Right now, as I look around my living room, I see a vacuum cleaner sitting out and plugged in (but yet to be used), a dirty tissue on our ottoman, a car seat in the middle of the floor, and baby blankets and play things flung haphazardly on our rug with a dog toy here or there. I don’t dare get down to discover the amount of dog and cat hair permeating our rug. Hairballs blow like tumbleweeds on our hardwood floor.
If I turn my head and look into our dining area, I see a bottle of syrup on the table, left over from morning waffles, placemats that need ironed, leftover napkins, Valentine’s Day cards and wilting flowers, a diaper bag, and more dog toys. I don’t even want to look in our kitchen and don’t even think about asking me about the upstairs. I’m happy if I can manage to create a path to walk in our bedroom.
I also see a baby, smiling up at me from her play gym, wanting attention. She’s flailing her arms around, trying to crawl, but she’s not quite strong enough…yet.

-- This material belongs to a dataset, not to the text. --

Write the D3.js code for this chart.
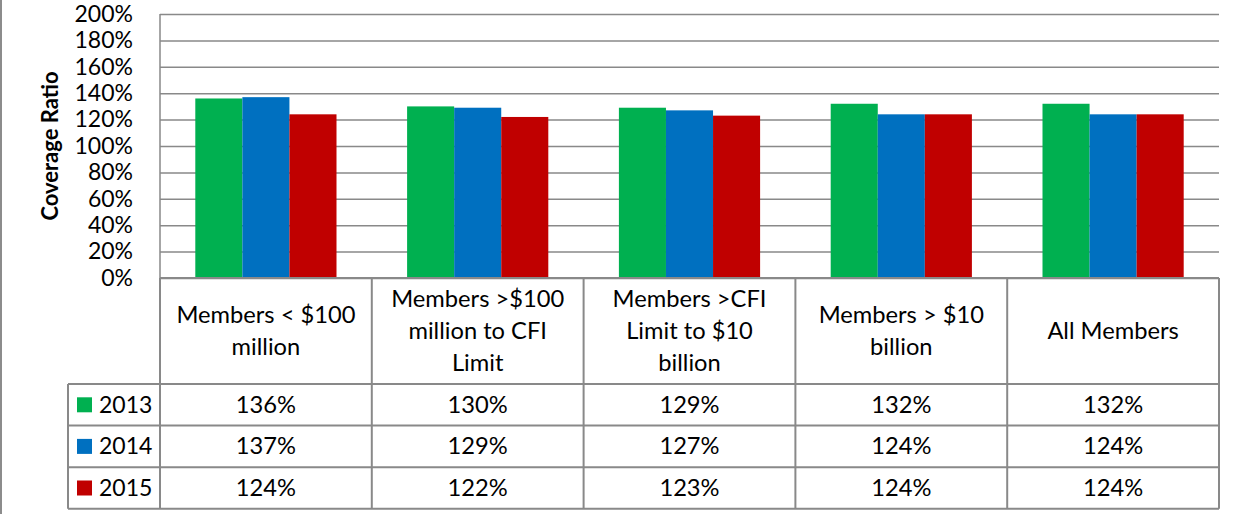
<!DOCTYPE html>
<html>
<head>
<meta charset="utf-8">
<script src="https://cdn.jsdelivr.net/npm/d3@7"></script>
<style>
  body { margin: 0; background: #fff; }
  svg { display: block; font-family: Lato, "Noto Sans", sans-serif; }
</style>
</head>
<body>
<div id="chart"></div>
<script>
const categories = ["Members < $100 million", "Members >$100 million to CFI Limit", "Members >CFI Limit to $10 billion", "Members > $10 billion", "All Members"];
const categoryLines = [
    ["Members < $100", "million"],
    ["Members >$100", "million to CFI", "Limit"],
    ["Members >CFI", "Limit to $10", "billion"],
    ["Members > $10", "billion"],
    ["All Members"]
];
const years = ["2013", "2014", "2015"];
const values2013 = [136, 130, 129, 132, 132];
const values2014 = [137, 129, 127, 124, 124];
const values2015 = [124, 122, 123, 124, 124];
const yTicks = [0, 20, 40, 60, 80, 100, 120, 140, 160, 180, 200];
const colors = ["#00B050", "#0070C0", "#C00000"];

const WIDTH = 1247;
const HEIGHT = 514;
const PLOT_LEFT = 160;
const PLOT_RIGHT = 1219;
const PLOT_TOP = 14;
const PLOT_BOTTOM = 278;
const HEADER_BOTTOM = 384;
const ROW_HEIGHT = 41.6;
const LEGEND_LEFT = 68;
const GRID_COLOR = "#898989";
const FONT_SIZE = 23;
const TABLE_FONT_SIZE = 23.7;

const series = years.map((year, i) => ({
    year: year,
    color: colors[i],
    values: [values2013, values2014, values2015][i]
}));

const svg = d3.select("#chart").append("svg")
    .attr("width", WIDTH)
    .attr("height", HEIGHT);

const x = d3.scaleBand().domain(categories).range([PLOT_LEFT, PLOT_RIGHT]);
const xSub = d3.scaleBand().domain(years).range([0, x.bandwidth()]).paddingOuter(0.75);
const y = d3.scaleLinear().domain([0, 200]).range([PLOT_BOTTOM, PLOT_TOP]);

// left frame edge
svg.append("rect")
    .attr("x", 0).attr("y", 0)
    .attr("width", 2).attr("height", HEIGHT)
    .attr("fill", "#8c8c8c");

// ==================== Gridlines + y axis =====================
const yAxis = svg.append("g")
    .attr("transform", `translate(${PLOT_LEFT},0)`)
    .call(d3.axisLeft(y).tickValues(yTicks).tickSize(-(PLOT_RIGHT - PLOT_LEFT)).tickPadding(27).tickFormat(d => d + "%"));
yAxis.select(".domain").remove();
yAxis.selectAll(".tick line").attr("stroke", GRID_COLOR).attr("stroke-width", 1.5);
yAxis.selectAll(".tick text")
    .attr("fill", "#000")
    .style("font-size", `${FONT_SIZE}px`)
    .style("font-family", "Lato, sans-serif");

svg.append("line")
    .attr("x1", PLOT_LEFT).attr("x2", PLOT_LEFT)
    .attr("y1", PLOT_TOP).attr("y2", PLOT_BOTTOM)
    .attr("stroke", GRID_COLOR).attr("stroke-width", 1.5);

svg.append("text")
    .attr("transform", `translate(58,${(PLOT_TOP + PLOT_BOTTOM) / 2}) rotate(-90)`)
    .attr("text-anchor", "middle")
    .style("font-size", "22px")
    .style("font-weight", "bold")
    .text("Coverage Ratio");

// ==================== Bars =====================
const groups = svg.selectAll(".bar-group")
    .data(series)
    .enter()
    .append("g")
    .attr("class", "bar-group")
    .attr("fill", d => d.color);

groups.selectAll("rect")
    .data(d => d.values.map((v, i) => ({year: d.year, category: categories[i], value: v})))
    .enter()
    .append("rect")
    .attr("x", d => x(d.category) + xSub(d.year))
    .attr("y", d => y(d.value))
    .attr("width", xSub.bandwidth())
    .attr("height", d => y(0) - y(d.value));

// ==================== Data table =====================
const table = svg.append("g")
    .attr("stroke", GRID_COLOR)
    .attr("stroke-width", 2)
    .attr("fill", "none");

const rowTops = years.map((yr, i) => HEADER_BOTTOM + i * ROW_HEIGHT);
const tableBottom = HEADER_BOTTOM + years.length * ROW_HEIGHT;

// horizontal lines
table.append("line")
    .attr("x1", PLOT_LEFT).attr("x2", PLOT_RIGHT)
    .attr("y1", PLOT_BOTTOM).attr("y2", PLOT_BOTTOM);
rowTops.concat([tableBottom]).forEach(ry => {
    table.append("line")
        .attr("x1", LEGEND_LEFT).attr("x2", PLOT_RIGHT)
        .attr("y1", ry).attr("y2", ry);
});
// vertical lines
table.append("line")
    .attr("x1", LEGEND_LEFT).attr("x2", LEGEND_LEFT)
    .attr("y1", HEADER_BOTTOM).attr("y2", tableBottom);
categories.forEach(c => {
    table.append("line")
        .attr("x1", x(c)).attr("x2", x(c))
        .attr("y1", PLOT_BOTTOM).attr("y2", tableBottom);
});
table.append("line")
    .attr("x1", PLOT_RIGHT).attr("x2", PLOT_RIGHT)
    .attr("y1", PLOT_BOTTOM).attr("y2", tableBottom);

// header labels
const LINE_GAP = 32;
const headerMid = (PLOT_BOTTOM + HEADER_BOTTOM) / 2;
svg.selectAll(".header-text")
    .data(categories)
    .enter()
    .append("text")
    .attr("class", "header-text")
    .attr("text-anchor", "middle")
    .style("font-size", `${TABLE_FONT_SIZE}px`)
    .each(function (c, i) {
        const lines = categoryLines[i];
        const first = headerMid + 8 - (lines.length - 1) * LINE_GAP / 2;
        d3.select(this).selectAll("tspan")
            .data(lines)
            .enter()
            .append("tspan")
            .attr("x", x(c) + x.bandwidth() / 2)
            .attr("y", (d, j) => first + j * LINE_GAP)
            .text(d => d);
    });

// legend keys + values
series.forEach((s, i) => {
    const mid = rowTops[i] + ROW_HEIGHT / 2;
    svg.append("rect")
        .attr("x", 77).attr("y", mid - 7.5)
        .attr("width", 15).attr("height", 15)
        .attr("fill", s.color);
    svg.append("text")
        .attr("x", 99).attr("y", mid + 8)
        .style("font-size", `${FONT_SIZE}px`)
        .text(s.year);
    svg.selectAll(`.val-${s.year}`)
        .data(s.values)
        .enter()
        .append("text")
        .attr("x", (d, j) => x(categories[j]) + x.bandwidth() / 2)
        .attr("y", mid + 8)
        .attr("text-anchor", "middle")
        .style("font-size", `${TABLE_FONT_SIZE}px`)
        .text(d => d + "%");
});
</script>
</body>
</html>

Sure, I could maybe squeeze in some time during the week to clean and pick up, after AJ goes to bed. But I’m normally bone tired, and sitting down for a few minutes before I fall asleep to read a book or watch Downton Abbey is how I keep my sanity. So I put off house chores until the weekend, but when the weekend comes I’d rather spend it playing with my baby, or spending time with my husband, family or friends.
On the days I do go on a cleaning rampage, when I’m finished the peace that comes with a clean house falls over me. But then I feel a certain melancholy, knowing I’ve missed several precious hours with my baby, who is changing by the minute.
My pre-baby self would surely look upon my home’s current state in shock and disgust. But I’m not my pre-baby self anymore. I keep telling myself that one day, one day our house will be spotless (maybe when AJ moves out?). But for now, I’ll take the mess – every spill, every stain is a little reminder of all the wonderful life happening in our home.